The media director of the security apparatus, Mohamed Tebeidi, earlier threatened journalists who participated in a three-day strike announced by the Sudanese Journalists’ Network that started on December 27. Ten journalists were held in front of El Tayar offices on the first day of the strike, including Shamayel El Nour, and released later that day.

Online media blockade

As reported by Radio Dabanga last month, in the early days of the current wave of mass street protests, the government imposed an internet blockade on social media on December 20. Journalists and activists from Khartoum told Radio Dabanga that they were unable to surf to social media platforms and here has been very slow internet access in general, they pointed out.

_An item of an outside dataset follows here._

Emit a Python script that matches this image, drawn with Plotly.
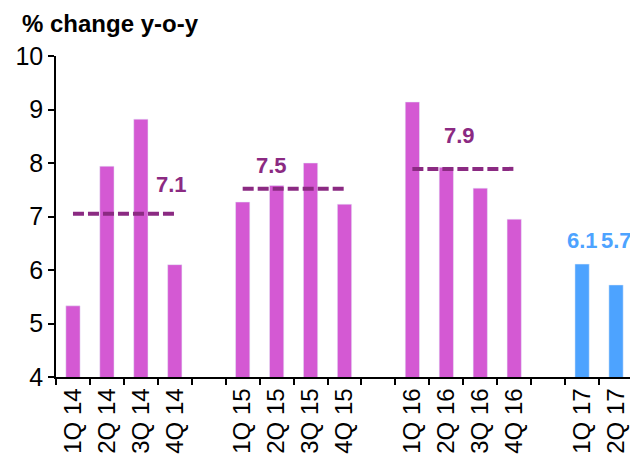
import plotly.graph_objects as go

# ---- data ----
categories = ["1Q 14", "2Q 14", "3Q 14", "4Q 14", " ",
              "1Q 15", "2Q 15", "3Q 15", "4Q 15", "  ",
              "1Q 16", "2Q 16", "3Q 16", "4Q 16", "   ",
              "1Q 17", "2Q 17"]
hist_quarters = ["1Q 14", "2Q 14", "3Q 14", "4Q 14",
                 "1Q 15", "2Q 15", "3Q 15", "4Q 15",
                 "1Q 16", "2Q 16", "3Q 16", "4Q 16"]
hist_values = [5.33, 7.94, 8.82, 6.10,
               7.27, 7.58, 8.00, 7.23,
               9.14, 7.92, 7.53, 6.95]
recent_quarters = ["1Q 17", "2Q 17"]
recent_values = [6.11, 5.72]
recent_labels = ["6.1", "5.7"]
avg_ranges = [("1Q 14", "4Q 14"), ("1Q 15", "4Q 15"), ("1Q 16", "4Q 16")]
avg_values = [7.05, 7.52, 7.89]
avg_labels = ["7.1", "7.5", "7.9"]

PINK = "#D459D3"
BLUE = "#4DA3FF"
PURPLE = "#8B2A82"
FONT = "Liberation Sans, Arial, sans-serif"

# page body has an 8px margin, so the figure is drawn 8px in from the window edge
W, H = 630, 448

fig = go.Figure()
fig.add_trace(go.Bar(x=hist_quarters, y=hist_values, marker_color=PINK,
                     width=0.42, showlegend=False))
fig.add_trace(go.Bar(x=recent_quarters, y=recent_values, marker_color=BLUE,
                     width=0.42, showlegend=False))

for (a, b), v in zip(avg_ranges, avg_values):
    fig.add_trace(go.Scatter(x=[a, b], y=[v, v], mode="lines",
                             line=dict(color=PURPLE, width=4, dash="11px,4px"),
                             showlegend=False, hoverinfo="skip"))

# average labels
avg_label_pos = [(2.91, 7.6), (5.85, 7.95), (11.4, 8.52)]
for (px, py), t in zip(avg_label_pos, avg_labels):
    fig.add_annotation(x=px, y=py, text="<b>%s</b>" % t, showarrow=False,
                       font=dict(family=FONT, size=22, color=PURPLE),
                       xref="x", yref="y")
recent_label_x = [15.0, 16.0]
for px, t in zip(recent_label_x, recent_labels):
    fig.add_annotation(x=px, y=6.55, text="<b>%s</b>" % t, showarrow=False,
                       font=dict(family=FONT, size=22, color=BLUE),
                       xref="x", yref="y")

fig.update_layout(
    width=W, height=H,
    margin=dict(l=48, r=5, t=48, b=79, autoexpand=False),
    paper_bgcolor="white", plot_bgcolor="white",
    barmode="overlay",
    font=dict(family=FONT, color="black"),
    title=dict(text="<b>% change y-o-y</b>", xref="container", yref="container",
               x=14/W, xanchor="left", y=1-16/H, yanchor="middle",
               font=dict(family=FONT, size=24, color="black")),
)
fig.update_xaxes(type="category", categoryorder="array", categoryarray=categories,
                 range=[-0.5, len(categories)-0.5], automargin=False,
                 tickson="boundaries", ticks="outside", ticklen=6, tickwidth=1.5,
                 tickcolor="black", showline=True, linecolor="black", linewidth=1.5,
                 tickangle=-90, tickfont=dict(family=FONT, size=24, color="black"),
                 showgrid=False, zeroline=False)
fig.update_yaxes(range=[4, 10], tickvals=[4, 5, 6, 7, 8, 9, 10], automargin=False,
                 ticks="outside", ticklen=6, tickwidth=1.5, tickcolor="black",
                 showline=True, linecolor="black", linewidth=1.5,
                 tickfont=dict(family=FONT, size=25, color="black"),
                 showgrid=False, zeroline=False)

fig.write_html("out.html")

Since then news, pictures, and videos of the street protests in Sudan were able to continue to reach the outside world, despite the attempts by the Sudanese authorities to disrupt internet traffic.

This is likely due to the fact that authorities have not repeated the internet blackout they imposed during similar protests against fuel subsidy cuts in 2013 – which also turned deadly.

The head of Sudan’s National Intelligence and Security Service, Salah Abdallah (aka Salah Gosh), however, said in a rare news conference last month that “There was a discussion in the government about social media sites and in the end it was decided to block them.”

Civic Forum

On Thursday, members of the NISS raided the headquarters of the National Civic Forum in Khartoum and held its director, Hasan Abdelati, Ambassador Ibrahim Taha, and Montasir El Tayeb who is a professor of genetics at the University of Khartoum.

Witnesses told Radio Dabanga that the detainees were transferred to an unknown destination.